I saw a picture today of the last adman to run for President, Chester Bowles. He got his head handed him in the primaries and went into the convention that nominated Kennedy with a hoped-for Vice-Presidency and ended up ambassador to India.
Deutsch has done a good job buying fame--I actually liked his old show before he turned it into some kind of infomercial with cutesey-named segments; Della Femina got famous by saying funny things at the right time, writing an amusing book, and then getting rich.
The fact that there are no famous ad people is not lamentable; the only famous accountants are in jail and the only famous hedge fund managers are probably on their way.
Fame within the business is another thing---and there have always been loads of them; in fact, there was a time when one ad could make you famous within the business. Maybe still true, but I haven't followed the trade press enough to notice art directors' and copywriters'names.
Can you tell me off the top of your head who won the one show gold for a thirty second spot this year?
If not, then fame is indeed fleeting even among the habitués.

George Parker said...

Excellent conversation between you and “anonymous.” Just want to make a couple of points. It wasn’t just agencies going public that screwed the business, because they were still run by advertising people. It was when they all started to be acquired by the four giant conglomerates, all of which are publicly traded companies. IPG is run by someone who came from the insurance industry and never worked in advertising. WPP is run by an accountant, who, yes did work for the Saatchi Brothers, but is still a bean counter by nature. Publicis is run by an ex IT manager. Omnicom is questionable. But the point is, every major agency (with the exception of Weiden, which is still private) is driven by their corporate masters to make the numbers…. Every fucking quarter. There can be little long term planning or investment in training programs or whatever else might develop the business a couple of years down the road. These people don’t have a couple of years, they have weeks if not days. On the famous Ad Guys theme. You give both Donny and Jerry credit for writing books on the ad biz. In fact both were ghost written, or if you want to be kind… Co-authored. Which is rather funny when you consider they both claim to be writers. As for famous Ad Men, David, Howard, Bill and Helmut must be spinning in their graves. And yes, Charlotte Beers, ex-chairman, JWT, New York, was, for a while working for Colin Powel at the State Department spreading the word about all the wonderful things we were going to bring to Iraq.
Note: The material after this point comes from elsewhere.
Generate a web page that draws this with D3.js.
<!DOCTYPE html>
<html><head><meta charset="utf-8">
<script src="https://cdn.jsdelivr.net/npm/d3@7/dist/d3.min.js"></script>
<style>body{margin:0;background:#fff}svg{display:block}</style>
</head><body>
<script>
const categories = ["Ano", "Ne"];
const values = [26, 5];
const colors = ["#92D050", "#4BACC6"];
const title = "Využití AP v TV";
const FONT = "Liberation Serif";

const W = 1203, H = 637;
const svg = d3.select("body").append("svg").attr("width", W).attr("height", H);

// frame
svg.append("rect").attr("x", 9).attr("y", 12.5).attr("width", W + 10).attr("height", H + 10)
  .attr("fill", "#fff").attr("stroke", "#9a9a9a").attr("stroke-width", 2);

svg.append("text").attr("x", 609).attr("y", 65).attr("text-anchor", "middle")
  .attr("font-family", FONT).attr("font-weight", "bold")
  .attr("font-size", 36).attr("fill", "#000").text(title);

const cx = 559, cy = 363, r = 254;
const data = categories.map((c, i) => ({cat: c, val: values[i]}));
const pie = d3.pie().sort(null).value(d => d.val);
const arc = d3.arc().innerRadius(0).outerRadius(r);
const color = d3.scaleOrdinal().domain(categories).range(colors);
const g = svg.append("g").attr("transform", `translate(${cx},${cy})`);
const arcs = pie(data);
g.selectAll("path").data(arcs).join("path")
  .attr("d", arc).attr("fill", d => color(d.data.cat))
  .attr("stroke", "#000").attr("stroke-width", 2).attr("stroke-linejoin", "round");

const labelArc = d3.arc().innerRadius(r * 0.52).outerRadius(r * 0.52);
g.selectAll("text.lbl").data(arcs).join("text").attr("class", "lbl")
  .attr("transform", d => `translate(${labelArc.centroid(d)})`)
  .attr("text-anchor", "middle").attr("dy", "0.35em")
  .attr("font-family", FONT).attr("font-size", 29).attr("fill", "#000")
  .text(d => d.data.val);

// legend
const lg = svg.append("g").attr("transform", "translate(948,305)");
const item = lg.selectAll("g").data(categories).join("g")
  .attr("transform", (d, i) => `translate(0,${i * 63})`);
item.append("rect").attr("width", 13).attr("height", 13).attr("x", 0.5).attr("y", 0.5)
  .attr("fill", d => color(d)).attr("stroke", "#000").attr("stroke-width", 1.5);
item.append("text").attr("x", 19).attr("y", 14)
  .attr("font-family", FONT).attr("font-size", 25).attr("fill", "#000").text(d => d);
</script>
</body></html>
At least she had lots more class than the current holder of the office, Karen Hughes, a Texas crony of “The Great Decider” who recently appointed Cal Ripkin as “Baseball Ambassador” to China… “Cos as we all know, baseball is huge in China. Good to know our tax dollars are being spent so wisely.

Alan Wolk said...

Welcome back George. We missed you.

@Eponymous: The scenario George Parker laid out was always my understanding as well: that the 4 big holding companies were really the ones who put the squeeze on how much money the agencies had available to pay staffers, run training programs, buy supplies, etc. On a purely anecdotal level, I can see their influence when it takes 3 weeks for someone in "finance" to approve the hiring of a $50K/year junior. There are also all those additional XXL salaries to be paid to people employed by the holding companies.
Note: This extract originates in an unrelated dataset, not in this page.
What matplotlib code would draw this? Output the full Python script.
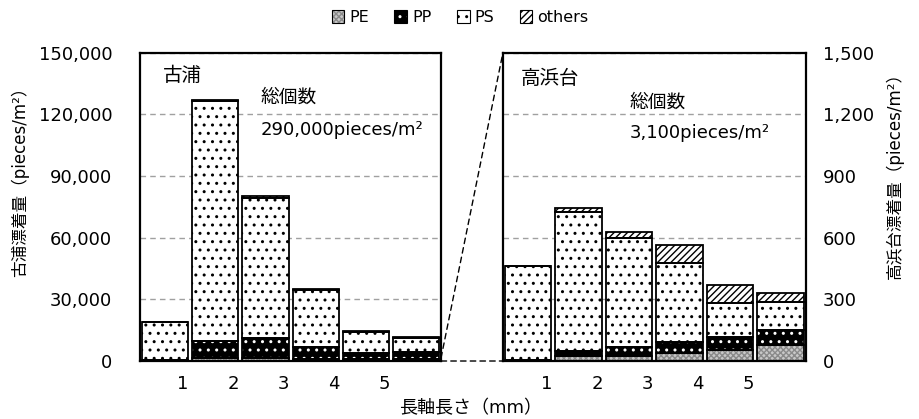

@George: I never knew Donny wrote a book: I thought he became famous through his TV show and through the fact that he gives good quote. Ditto Della Femina: I knew he wrote that 30 Seconds Over Tokyo book but was mostly famous for resembling Telly Savalas, giving good quote, being married to a TV reporter and (primarily) owning a well-known restaurant in the Hamptons.

Funny anecdote: When Della Femina retired, the only well-known ad campaign the Times could come up with that he'd done was "Purina Cat Chow. Chow. Chow. Chow." Well that, and the SF office of his agency came up with Joe Isuzu.
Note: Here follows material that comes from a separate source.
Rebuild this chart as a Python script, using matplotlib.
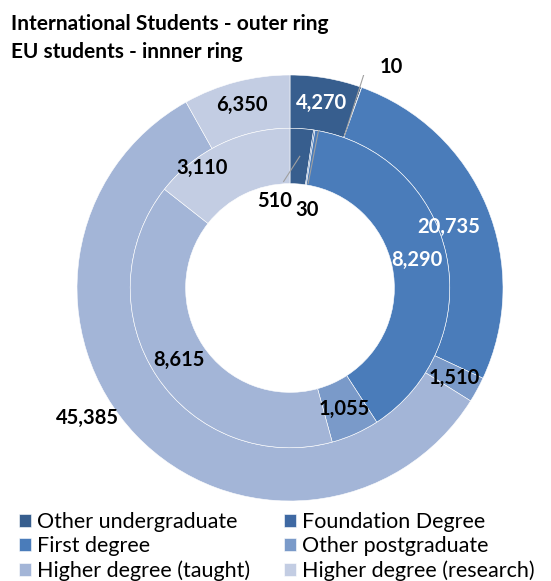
import numpy as np
import matplotlib.pyplot as plt

categories = ['Other undergraduate', 'Foundation Degree', 'First degree',
              'Other postgraduate', 'Higher degree (taught)', 'Higher degree (research)']
international = [4270, 10, 20735, 1510, 45385, 6350]   # outer ring
eu = [510, 30, 8290, 1055, 8615, 3110]                 # inner ring
colors = ['#375E8E', '#3F69A3', '#4A7CBA', '#7A9AC9', '#A3B5D7', '#C3CDE3']

plt.rcParams['font.family'] = ['Lato', 'DejaVu Sans']

W, H = 551, 581
fig = plt.figure(figsize=(W / 100, H / 100), dpi=100)
cx, cy, R = 290, 288, 213
ax = fig.add_axes([(cx - R) / W, (H - cy - R) / H, 2 * R / W, 2 * R / H])

wp = dict(edgecolor='white', linewidth=0.4)
outer, _ = ax.pie(international, radius=1.0, colors=colors, startangle=90,
                  counterclock=False, wedgeprops=dict(width=0.25, **wp))
inner, _ = ax.pie(eu, radius=0.75, colors=colors, startangle=90,
                  counterclock=False, wedgeprops=dict(width=0.26, **wp))
ax.set_xlim(-1, 1)
ax.set_ylim(-1, 1)
ax.set_aspect('equal')

FS = 14.5


def mid(w):
    return np.deg2rad((w.theta1 + w.theta2) / 2)


def put(w, val, r, dang=0, color='black', line_from=None):
    a = mid(w) + np.deg2rad(dang)
    x, y = r * np.cos(a), r * np.sin(a)
    ax.text(x, y, f'{val:,}', ha='center', va='center', fontsize=FS,
            fontweight='bold', color=color)
    if line_from is not None:
        lr, la, pts = line_from
        b = mid(w) + np.deg2rad(la)
        xs = [lr * np.cos(b)] + [p[0] for p in pts]
        ys = [lr * np.sin(b)] + [p[1] for p in pts]
        ax.plot(xs, ys, color='#A0A0A0', lw=0.8)


# outer ring labels
label_style = [
    dict(r=0.88, color='white'),
    dict(r=1.14, dang=-5, line_from=(0.76, 0, [(0.36, 1.045), (0.385, 1.055)])),
    dict(r=0.80, dang=-1.7, color='white'),
    dict(r=0.88),
    dict(r=1.13, dang=-11),
    dict(r=0.89),
]
for w, v, st in zip(outer, international, label_style):
    put(w, v, **st)

# inner ring labels
label_style_in = [
    dict(r=0.415, dang=14.5, line_from=(0.62, 0, [(-0.03, 0.50)])),
    dict(r=0.375, dang=-3.5, line_from=(0.75, -1.5, [(0.085, 0.49)])),
    dict(r=0.61, dang=0.4, color='white'),
    dict(r=0.62),
    dict(r=0.62, dang=-0.6),
    dict(r=0.70, dang=10.4),
]
for w, v, st in zip(inner, eu, label_style_in):
    put(w, v, **st)

fig.text(11 / W, 1 - 24 / H, 'International Students - outer ring', fontsize=15,
         fontweight='bold', va='center', ha='left')
fig.text(11 / W, 1 - 52 / H, 'EU students - innner ring', fontsize=15,
         fontweight='bold', va='center', ha='left')

order = [0, 2, 4, 1, 3, 5]
fig.legend([outer[i] for i in order], [categories[i] for i in order],
           ncol=2, loc='upper left', bbox_to_anchor=(19 / W, 1 - 512 / H),
           frameon=False, fontsize=15.5, handlelength=0.55, handleheight=0.55,
           handletextpad=0.3, columnspacing=1.55, labelspacing=0.19,
           borderpad=0, borderaxespad=0)

fig.savefig('out.png', dpi=100)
@Eponymous: No idea what spot won a pencil last year or who the creatives are who did that Dove "Evolution" spot (Jancy?) Fame is indeed fleeting, hence today's post on the need to actually get to know digital.

Anonymous said...

Funny stuff.
1)Hard to do these arguments because it is hard to disagree with a lot George's stuff because whether he is right or wrong isn't the point. It is how he says it. My argument for contemporary "squeezing" is that the "juice" to be squeezed is muchmuch smaller than when the 15% commission ruled. There always were headquarters people or financial people or an accounting firm or superannuated people who managed people and did little else, but now there isn't as much money to manage, so to speak.
2) The Jerry thing listed here is funny because a) he is not retired b) his agency did Meow Mix, not Cat Chow c) the LA office did Isuzu, not the SF office since he never had an SF office. Has the NY Times gotten anything right in the last 40 years?
3) The fame within the business thing: reason it is lamentable that no one seems to know who won the :30 One Show Gold is that the fame for doing work or a specific piece of work used to be fame that could get deserving creative people better pay or a better job or even a better office. I listed :30 One Show Gold because it always seemed to be the hardest award to win in the U.S.
4) Being long in the tooth, I remember a trade journal article from 1966 that commented on DDB going public. The headline asked if they were trading their souls. It was both prescient and naive.

Thomas G. Messner said...

Do you know if Ogilvy wrote his books?
Serious question.
PS The classic line on this topic was
the baseball player--I think Mickey Rivers--who said, when asked about an incident in his biography that he didn't know as he hadn't read it yet.

Alan Wolk said...

@Tom: Welcome back to you as well. Your comments are always welcome.

@Epnoymous: In all fairness to the Times, the errors in Della Femina's bio are more likely the result of my faulty memory than their bad reporting.